囚われの身となったとしたら、自由がなくなってしまったとか、予定が全部狂ってしまったとか、そんな無くしたなくしたものばかりに目を奪われてしまいそうだ。パウロだって捕らわれる前にはいろんな心づもりがあったと思う。これからあそこに行ってここに行って、そこで誰それと会って、というようなことを考えていたと思う。そんな予定も狂ってしまったに違いないと思う。普通はそこで嘆いたり悲しんだりするのが関の山だ。けれどもパウロは囚われの身となっても、無くしたものや狂った予定を嘆き悲しむよりも、そこに共に居てくれているイエスが見えているんじゃないかという気がしている。だから予定が狂っても慌てることなく、落ち着いて先のことを考えることが出来ているように思う。そこでそれまで思い描いていたものとは違う別の道を探すことが出来ているというか、別の道が用意されていることに気が付くことができているように思う。
それもこれもイエスが、十字架のイエスがいつも見えているから、いつも共に居てくれているからなんだろうと思う。
だからそのイエスを知って欲しい、たとえ囚われの身となっても、このイエスを知ってもらえることこそが嬉しいことだ、喜びだ、とパウロは言っているようだ。

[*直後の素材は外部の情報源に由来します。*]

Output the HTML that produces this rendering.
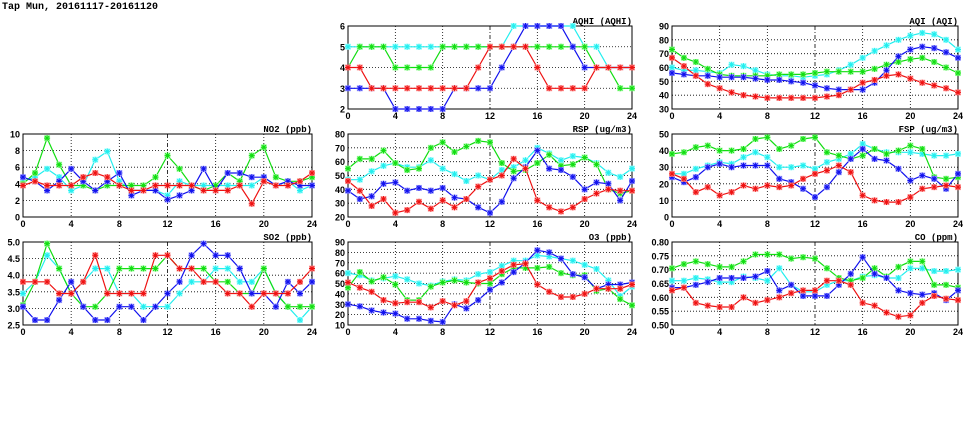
<!DOCTYPE html>
<html><head><meta charset="utf-8"><style>
body{margin:0;background:#fff;width:975px;height:447px;overflow:hidden}
svg{display:block}
text{font-family:"Liberation Sans",sans-serif;font-weight:bold;fill:#000}
.mono{font-family:"Liberation Mono",monospace}
</style></head><body>
<svg id="chart" width="975" height="447" viewBox="0 0 975 447">
<text class="mono" x="2" y="9" font-size="10">Tap Mun, 20161117-20161120</text>
</svg>
<script>
const hours = [0,1,2,3,4,5,6,7,8,9,10,11,12,13,14,15,16,17,18,19,20,21,22,23,24];
const seriesNames = ["cyan","green","blue","red"];
const aqhiCyan = [5,5,5,5,5,5,5,5,5,5,5,5,5,5,6,6,6,6,6,6,5,5,4,4,4];
const aqhiGreen = [4,5,5,5,4,4,4,4,5,5,5,5,5,5,5,5,5,5,5,5,5,4,4,3,3];
const aqhiBlue = [3,3,3,3,2,2,2,2,2,3,3,3,3,4,5,6,6,6,6,5,4,4,4,4,4];
const aqhiRed = [4,4,3,3,3,3,3,3,3,3,3,4,5,5,5,5,4,3,3,3,3,4,4,4,4];
const aqiCyan = [60,58,58,57,56,62,61,58,55,54,54,53,54,55,58,62,67,72,76,80,83,85,84,80,73];
const aqiGreen = [73,67,64,59,55,54,54,54,54,55,55,55,56,57,57,57,57,59,62,64,66,67,64,60,56];
const aqiBlue = [56,55,54,54,53,53,53,52,51,51,50,49,47,45,44,44,44,49,58,68,73,75,74,71,67];
const aqiRed = [67,61,54,48,45,42,40,39,38,38,38,38,38,39,40,44,49,51,54,55,52,49,47,45,42];
const no2Cyan = [4.3,4.8,5.8,4.8,3.2,3.8,6.9,7.9,4.3,3.2,3.2,3.2,2.6,4.3,3.8,3.8,3.8,3.8,3.8,3.8,4.8,3.8,4.3,3.2,3.8];
const no2Green = [4,5.3,9.5,6.3,3.8,3.8,3.2,3.8,3.8,3.8,3.8,4.8,7.4,5.8,3.8,3.2,3.8,5.3,4.3,7.4,8.4,4.8,4.3,4.3,4.8];
const no2Blue = [4.8,4.3,3.2,4.3,5.8,4.3,3.2,4.3,5.3,2.6,3.2,3.2,2.1,2.6,3.2,5.8,3.2,5.3,5.3,4.8,4.8,3.8,4.3,3.8,3.8];
const no2Red = [3.8,4.3,3.8,3.8,3.8,4.8,5.3,4.8,3.8,3.2,3.2,3.8,3.8,3.8,3.8,3.2,3.2,3.2,3.8,1.6,4.3,3.8,3.8,4.3,5.3];
const rspCyan = [47,47,53,57,59,56,56,61,55,51,46,50,47,54,56,61,70,66,61,64,63,59,52,49,55];
const rspGreen = [55,62,62,68,59,54,55,70,74,67,71,75,74,59,53,54,59,65,57,58,63,58,40,37,39];
const rspBlue = [39,33,35,44,45,39,41,39,41,34,33,27,23,31,48,56,68,55,54,49,40,45,44,32,46];
const rspRed = [46,39,28,33,23,25,31,26,32,27,33,42,47,50,62,55,32,27,24,27,33,37,40,39,39];
const fspCyan = [26,26,29,31,33,32,36,39,36,30,30,31,29,33,35,38,44,41,39,39,39,38,37,37,38];
const fspGreen = [38,39,42,43,40,40,41,47,48,41,43,47,48,39,37,35,37,41,38,40,43,41,24,23,24];
const fspBlue = [24,21,24,30,32,30,31,31,31,23,21,17,12,18,27,35,41,35,34,29,22,25,23,17,26];
const fspRed = [26,23,15,18,13,15,19,17,19,18,19,23,26,28,31,27,13,10,9,9,12,17,18,19,18];
const so2Cyan = [3.45,3.8,4.6,4.2,3.45,3.8,4.2,4.2,3.45,3.45,3.05,3.05,3.05,3.45,3.8,3.8,4.2,4.2,3.8,3.8,4.2,3.45,3.05,2.65,3.05];
const so2Green = [3.1,3.8,4.95,4.2,3.45,3.05,3.05,3.45,4.2,4.2,4.2,4.2,4.6,4.2,4.2,4.2,3.8,3.8,3.45,3.45,4.2,3.45,3.05,3.05,3.05];
const so2Blue = [3.05,2.65,2.65,3.25,3.8,3.05,2.65,2.65,3.05,3.05,2.65,3.05,3.45,3.8,4.6,4.95,4.6,4.6,4.2,3.45,3.45,3.05,3.8,3.45,3.8];
const so2Red = [3.8,3.8,3.8,3.45,3.45,3.8,4.6,3.45,3.45,3.45,3.45,4.6,4.6,4.2,4.2,3.8,3.8,3.45,3.45,3.05,3.45,3.45,3.45,3.8,4.2];
const o3Cyan = [60,58,53,55,57,54,50,48,52,54,53,59,61,67,72,72,77,76,74,72,68,64,53,38,47];
const o3Green = [46,61,52,56,49,34,34,47,51,53,51,50,50,59,65,65,65,66,60,58,58,43,45,35,29];
const o3Blue = [30,28,24,22,21,16,16,14,13,30,26,34,44,51,61,70,82,80,74,59,56,45,49,49,51];
const o3Red = [51,46,42,34,31,32,32,27,33,29,33,51,55,62,68,69,49,42,37,37,40,45,45,45,49];
const coCyan = [.66,.66,.67,.665,.655,.655,.675,.67,.66,.705,.645,.62,.62,.645,.66,.66,.675,.68,.67,.67,.705,.705,.695,.695,.70];
const coGreen = [.705,.72,.73,.72,.71,.71,.73,.755,.755,.755,.74,.745,.74,.705,.67,.66,.67,.705,.675,.71,.73,.73,.645,.645,.635];
const coBlue = [.635,.635,.645,.655,.67,.67,.67,.675,.695,.625,.645,.605,.605,.605,.645,.685,.745,.685,.67,.625,.615,.61,.615,.59,.625];
const coRed = [.625,.635,.58,.57,.565,.565,.60,.58,.59,.60,.615,.625,.625,.66,.66,.645,.58,.57,.545,.53,.535,.58,.605,.595,.59];
const xTicks = ["0","4","8","12","16","20","24"];
const aqhiTicks = ["2","3","4","5","6"];
const aqiTicks = ["30","40","50","60","70","80","90"];
const no2Ticks = ["0","2","4","6","8","10"];
const rspTicks = ["20","30","40","50","60","70","80"];
const fspTicks = ["0","10","20","30","40","50"];
const so2Ticks = ["2.5","3.0","3.5","4.0","4.5","5.0"];
const o3Ticks = ["10","20","30","40","50","60","70","80","90"];
const coTicks = ["0.50","0.55","0.60","0.65","0.70","0.75","0.80"];

const COLORS={cyan:"#22eeee",green:"#11dd11",blue:"#1111ee",red:"#ee1111"};
const LIGHT={cyan:"#aaffff",green:"#aaffaa",blue:"#aaaaff",red:"#ffaaaa"};
const NS="http://www.w3.org/2000/svg";
const svg=document.getElementById("chart");
function mk(tag,attrs,parent){const e=document.createElementNS(NS,tag);for(const k in attrs)e.setAttribute(k,attrs[k]);(parent||svg).appendChild(e);return e;}

const panels=[
 {id:"aqhi",title:"AQHI (AQHI)",x0:348,x1:632,y0:26,y1:109,ticks:aqhiTicks,s:[aqhiCyan,aqhiGreen,aqhiBlue,aqhiRed]},
 {id:"aqi",title:"AQI (AQI)",x0:672,x1:958,y0:26,y1:109,ticks:aqiTicks,s:[aqiCyan,aqiGreen,aqiBlue,aqiRed]},
 {id:"no2",title:"NO2 (ppb)",x0:23,x1:312,y0:134,y1:217,ticks:no2Ticks,s:[no2Cyan,no2Green,no2Blue,no2Red]},
 {id:"rsp",title:"RSP (ug/m3)",x0:348,x1:632,y0:134,y1:217,ticks:rspTicks,s:[rspCyan,rspGreen,rspBlue,rspRed]},
 {id:"fsp",title:"FSP (ug/m3)",x0:672,x1:958,y0:134,y1:217,ticks:fspTicks,s:[fspCyan,fspGreen,fspBlue,fspRed]},
 {id:"so2",title:"SO2 (ppb)",x0:23,x1:312,y0:242,y1:325,ticks:so2Ticks,s:[so2Cyan,so2Green,so2Blue,so2Red]},
 {id:"o3",title:"O3 (ppb)",x0:348,x1:632,y0:242,y1:325,ticks:o3Ticks,s:[o3Cyan,o3Green,o3Blue,o3Red]},
 {id:"co",title:"CO (ppm)",x0:672,x1:958,y0:242,y1:325,ticks:coTicks,s:[coCyan,coGreen,coBlue,coRed]}
];

panels.forEach(p=>{
  const g=mk("g",{});
  
  
  const ymin=parseFloat(p.ticks[0]),ymax=parseFloat(p.ticks[p.ticks.length-1]);
  const xs=h=>p.x0+(h-0)/(24-0)*(p.x1-p.x0);
  const ys=v=>p.y1-(v-ymin)/(ymax-ymin)*(p.y1-p.y0);
  // grid
  p.ticks.forEach((t,i)=>{
    const y=ys(parseFloat(t));
    if(i>0&&i<p.ticks.length-1){const l=mk("line",{x1:p.x0,x2:p.x1,y1:y,y2:y,stroke:"#000","stroke-width":0.8,"stroke-dasharray":"1,2"},g);
      
      }
    const tx=mk("text",{x:p.x0-3,y:y+3.5,"font-size":9,"text-anchor":"end"},g);
    
    
    tx.textContent=t;
  });
  xTicks.forEach((t,i)=>{
    const x=xs(parseFloat(t));
    if(i>0&&i<xTicks.length-1){const l=mk("line",{x1:x,x2:x,y1:p.y0,y2:p.y1,stroke:"#000","stroke-width":0.8,"stroke-dasharray":t==="12"?"4,2,1,2":"1,2"},g);
      
      }
    const tx=mk("text",{x:x,y:p.y1+10,"font-size":9,"text-anchor":"middle"},g);
    
    
    tx.textContent=t;
  });
  const fr=mk("rect",{x:p.x0,y:p.y0,width:p.x1-p.x0,height:p.y1-p.y0,fill:"none",stroke:"#000","stroke-width":1},g);
  
  
  const ti=mk("text",{x:p.x1,y:p.y0-2,"font-size":9,"text-anchor":"end","class":"mono"},g);
  
  
  ti.textContent=p.title;
  p.s.forEach((vals,si)=>{
    const c=seriesNames[si];
    const pts=hours.map((h,i)=>xs(h).toFixed(1)+","+ys(vals[i]).toFixed(1)).join(" ");
    const pl=mk("polyline",{points:pts,fill:"none",stroke:COLORS[c],"stroke-width":1.2},g);
    
    
    hours.forEach((h,i)=>{
      const x=xs(h),y=ys(vals[i]);
      const m=mk("g",{},g);
      
      
      mk("rect",{x:x-3,y:y-3,width:6,height:6,fill:LIGHT[c]},m);
      mk("path",{d:`M${x-3},${y}H${x+3}M${x},${y-3}V${y+3}M${x-2.2},${y-2.2}L${x+2.2},${y+2.2}M${x-2.2},${y+2.2}L${x+2.2},${y-2.2}`,stroke:COLORS[c],"stroke-width":1},m);
    });
  });
});
</script>
</body></html>
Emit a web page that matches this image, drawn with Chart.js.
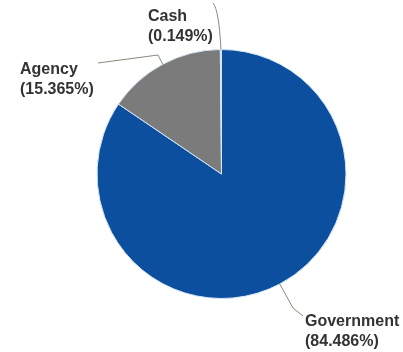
<!DOCTYPE html>
<html><head><meta charset="utf-8">
<script src="https://cdn.jsdelivr.net/npm/chart.js@4"></script>
<style>html,body{margin:0;padding:0;background:#fff}#wrap{width:403px;height:352px}</style>
</head><body><div id="wrap"><canvas id="c" width="403" height="352"></canvas></div>
<script>
const categories = ["Government", "Agency", "Cash"];
const shares = [84.486, 15.365, 0.149];
const shareLabels = ["(84.486%)", "(15.365%)", "(0.149%)"];
const colors = ["#0b4f9e", "#7b7b7b", "#a9cdee"];

// label placement (style): text anchor, leader-line waypoints after the arc anchor
const labelLayout = [
  {x: 305, y: 322, pts: [[293, 308], [303, 316]], curve: false},
  {x: 20, y: 70, pts: [[158, 55], [98, 63]], curve: false},
  {x: 148, y: 17, pts: [[219, 10], [213, 3]], curve: true}
];

const labelPlugin = {
  id: "pieLabels",
  afterDatasetsDraw(chart) {
    const ctx = chart.ctx;
    const meta = chart.getDatasetMeta(0);
    ctx.save();
    meta.data.forEach((arc, i) => {
      const L = labelLayout[i];
      const ang = (arc.startAngle + arc.endAngle) / 2;
      const ax = arc.x + Math.cos(ang) * arc.outerRadius;
      const ay = arc.y + Math.sin(ang) * arc.outerRadius;
      ctx.strokeStyle = "#8a8a7a";
      ctx.lineWidth = 1;
      ctx.beginPath();
      ctx.moveTo(ax, ay);
      if (L.curve) {
        ctx.quadraticCurveTo(L.pts[0][0], L.pts[0][1], L.pts[1][0], L.pts[1][1]);
      } else {
        L.pts.forEach(p => ctx.lineTo(p[0], p[1]));
      }
      ctx.stroke();
      ctx.fillStyle = "#333333";
      ctx.font = "bold 16px 'Liberation Sans', Arial, sans-serif";
      ctx.textAlign = "left";
      ctx.textBaseline = "middle";
      ctx.fillText(categories[i], L.x, L.y);
      ctx.fillText(shareLabels[i], L.x, L.y + 20);
    });
    ctx.restore();
  }
};

new Chart(document.getElementById("c"), {
  type: "pie",
  data: {
    labels: categories,
    datasets: [{
      data: shares,
      backgroundColor: colors,
      borderColor: "#d6e8f8",
      borderWidth: 1
    }]
  },
  options: {
    responsive: false,
    animation: false,
    layout: {padding: {left: 96, right: 56, top: 49, bottom: 53}},
    plugins: {legend: {display: false}, tooltip: {enabled: false}}
  },
  plugins: [labelPlugin]
});
</script>
</body></html>
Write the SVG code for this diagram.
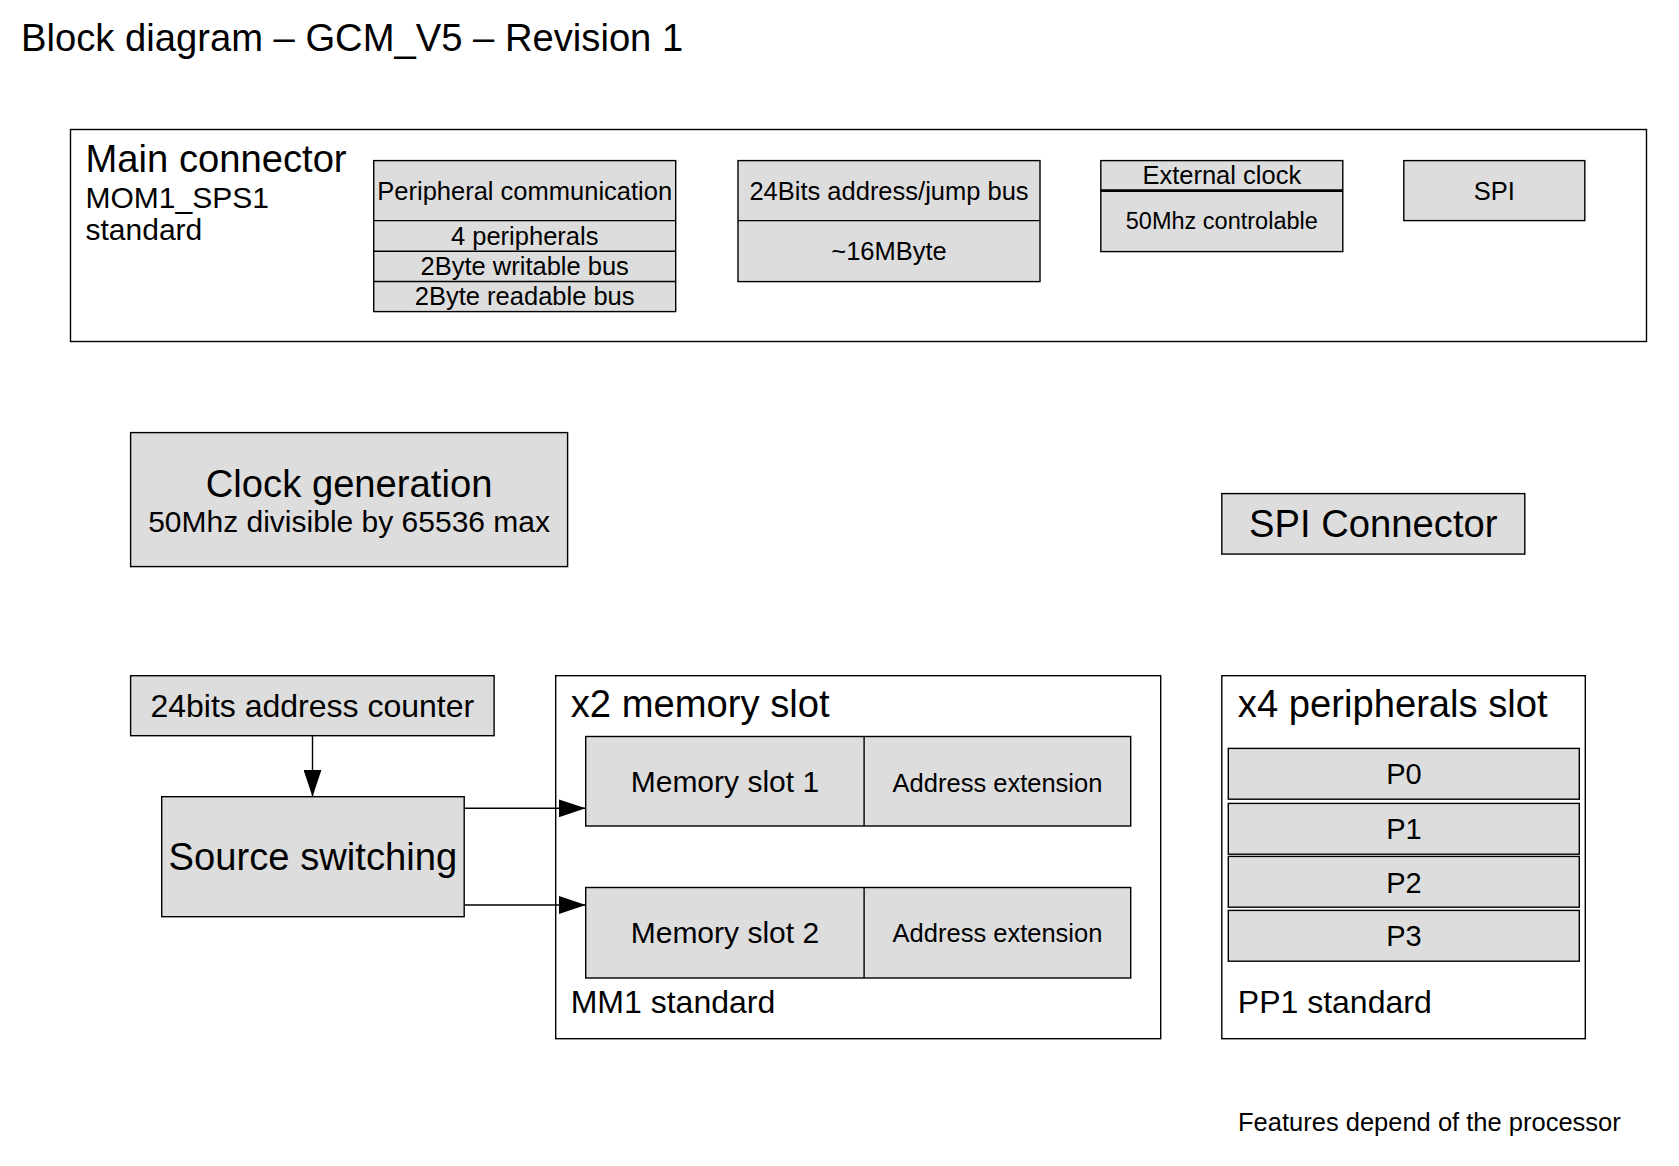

悲観的な出来事や思うようにいかない事柄に目を奪われてしまい、キリストを見なくなってしまう、キリストが見えなくなってしまうこともあるかもしれない。しかしどんな時でもキリストが共に居てくれていることを忘れないで欲しい、思い出して欲しい、そんな時こそキリストを見てほしい、キリストと共に生きてほしい、このキリストに身を任せれば大丈夫だから、そう言われているのではないか。